- WORK REQUIRED
Only the pictures are omitted; repeat all other data exactly.

- GIVEN INFORMATION
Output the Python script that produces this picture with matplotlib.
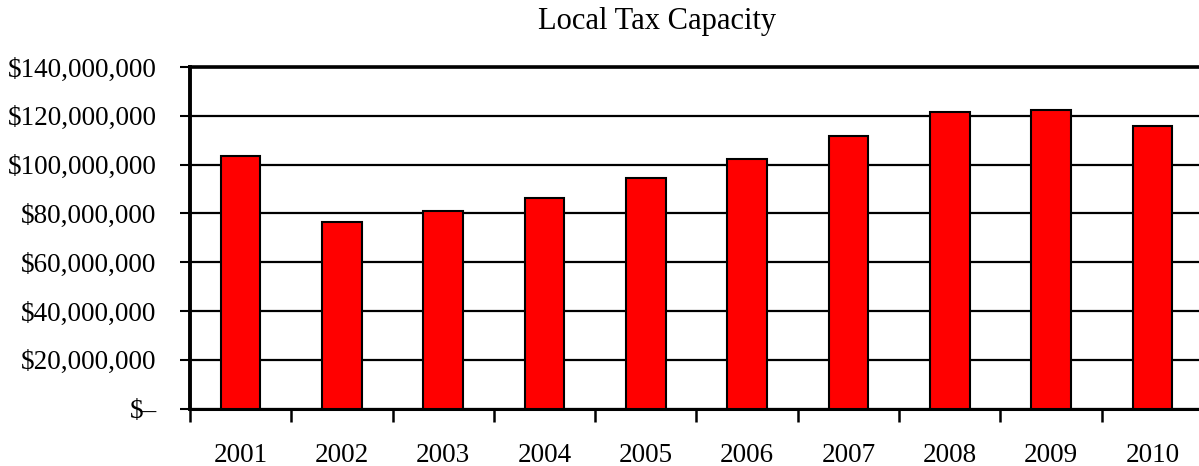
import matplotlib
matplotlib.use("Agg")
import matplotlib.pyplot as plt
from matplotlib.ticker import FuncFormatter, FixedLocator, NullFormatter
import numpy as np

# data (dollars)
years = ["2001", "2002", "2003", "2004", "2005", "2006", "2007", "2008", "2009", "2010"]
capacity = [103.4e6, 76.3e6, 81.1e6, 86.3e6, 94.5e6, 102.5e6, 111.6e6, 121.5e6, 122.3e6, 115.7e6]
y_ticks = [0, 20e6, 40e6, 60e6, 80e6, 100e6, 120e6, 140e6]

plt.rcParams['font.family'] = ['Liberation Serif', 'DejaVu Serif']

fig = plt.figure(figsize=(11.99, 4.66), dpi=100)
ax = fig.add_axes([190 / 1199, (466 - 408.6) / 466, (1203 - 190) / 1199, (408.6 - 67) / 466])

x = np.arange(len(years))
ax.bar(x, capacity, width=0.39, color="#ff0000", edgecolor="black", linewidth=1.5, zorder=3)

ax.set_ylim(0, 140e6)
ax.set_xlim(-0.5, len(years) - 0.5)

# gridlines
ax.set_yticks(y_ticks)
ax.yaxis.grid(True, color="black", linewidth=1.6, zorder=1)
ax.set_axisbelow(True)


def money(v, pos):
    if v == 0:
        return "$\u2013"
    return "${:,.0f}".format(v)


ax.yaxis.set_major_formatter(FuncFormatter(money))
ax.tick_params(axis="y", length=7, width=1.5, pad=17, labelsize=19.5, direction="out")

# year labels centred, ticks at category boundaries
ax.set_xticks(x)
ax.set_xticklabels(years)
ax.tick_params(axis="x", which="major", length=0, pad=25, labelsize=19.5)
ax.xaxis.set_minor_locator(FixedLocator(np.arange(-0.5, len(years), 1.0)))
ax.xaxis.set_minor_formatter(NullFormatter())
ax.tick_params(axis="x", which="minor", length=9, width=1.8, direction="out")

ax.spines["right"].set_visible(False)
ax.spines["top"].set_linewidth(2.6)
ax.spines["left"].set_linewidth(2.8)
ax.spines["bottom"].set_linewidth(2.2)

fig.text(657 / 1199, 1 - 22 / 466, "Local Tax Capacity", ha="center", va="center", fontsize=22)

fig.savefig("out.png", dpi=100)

- EXERCISE ANSWER
Output the Python script that produces this picture with matplotlib.
import matplotlib
matplotlib.use("Agg")
import matplotlib.pyplot as plt
from matplotlib.ticker import FuncFormatter, FixedLocator, NullFormatter
import numpy as np

# data (dollars)
years = ["2001", "2002", "2003", "2004", "2005", "2006", "2007", "2008", "2009", "2010"]
capacity = [103.4e6, 76.3e6, 81.1e6, 86.3e6, 94.5e6, 102.5e6, 111.6e6, 121.5e6, 122.3e6, 115.7e6]
y_ticks = [0, 20e6, 40e6, 60e6, 80e6, 100e6, 120e6, 140e6]

plt.rcParams['font.family'] = ['Liberation Serif', 'DejaVu Serif']

fig = plt.figure(figsize=(11.99, 4.66), dpi=100)
ax = fig.add_axes([190 / 1199, (466 - 408.6) / 466, (1203 - 190) / 1199, (408.6 - 67) / 466])

x = np.arange(len(years))
ax.bar(x, capacity, width=0.39, color="#ff0000", edgecolor="black", linewidth=1.5, zorder=3)

ax.set_ylim(0, 140e6)
ax.set_xlim(-0.5, len(years) - 0.5)

# gridlines
ax.set_yticks(y_ticks)
ax.yaxis.grid(True, color="black", linewidth=1.6, zorder=1)
ax.set_axisbelow(True)


def money(v, pos):
    if v == 0:
        return "$\u2013"
    return "${:,.0f}".format(v)


ax.yaxis.set_major_formatter(FuncFormatter(money))
ax.tick_params(axis="y", length=7, width=1.5, pad=17, labelsize=19.5, direction="out")

# year labels centred, ticks at category boundaries
ax.set_xticks(x)
ax.set_xticklabels(years)
ax.tick_params(axis="x", which="major", length=0, pad=25, labelsize=19.5)
ax.xaxis.set_minor_locator(FixedLocator(np.arange(-0.5, len(years), 1.0)))
ax.xaxis.set_minor_formatter(NullFormatter())
ax.tick_params(axis="x", which="minor", length=9, width=1.8, direction="out")

ax.spines["right"].set_visible(False)
ax.spines["top"].set_linewidth(2.6)
ax.spines["left"].set_linewidth(2.8)
ax.spines["bottom"].set_linewidth(2.2)

fig.text(657 / 1199, 1 - 22 / 466, "Local Tax Capacity", ha="center", va="center", fontsize=22)

fig.savefig("out.png", dpi=100)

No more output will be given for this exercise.